Dave: I have heard some guys talking about it in the past where they’ve done, I don’t know what the term that they used was; it was like some amazing long blog posts that became the authority because they put so much time and so much effort, that Google ranked that one really, really high.
David: Right. Yeah. Yeah. I know what you mean. There is a whole name for that strategy from a few years ago. And I guess what Google is saying today is you don’t necessarily have to have a 5,000, 10,000-word definitive book on a page for it to rank. You just need to be saying something that is contributing to the conversation.
David: Right? Say something new to contribute. And it’ll be really interesting to see how much content gets removed as people try to adjust to this algorithm. Right? How many thousands of pages and blogs are just going to be killed off? This is a huge challenge for service providers who pay a la carte. Hey, if you sign up for our SEO company, we’ll give you a blog post every week.
Dave: Yeah, I can’t do that.
David: No, you really shouldn’t. That would be a bad idea. But, I mean, it’s always been the pressure of, how good can it be if you’re going to get four a month? It’s just going to be a challenge.
Dave: Yeah, what we’re doing is like one a month, but it has to go through them.
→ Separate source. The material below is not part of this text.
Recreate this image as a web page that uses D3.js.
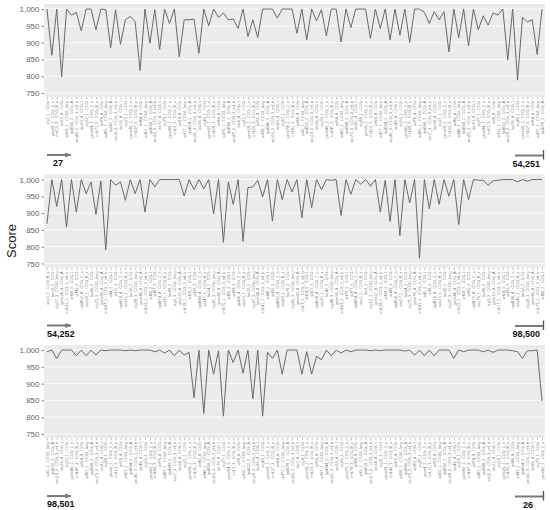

They have to approve it. Sometimes they make a lot of changes, other times just a couple. But it goes through them.
David: Yeah. I say that I, as the SEO, get to determine what you get. And some months, it’s going to be a blog post a week, and some months, it’s going to be one really, really good blog post. But, give me the flexibility to do what’s right for you, but don’t hold me to numbers because if you hold me to numbers, you’re going to get crap. Because the pressure’s always going to be to produce another.
Dave: Okay. Okay. Well, that was a great discussion.
David: That was a great question. It’s fun too. I love this.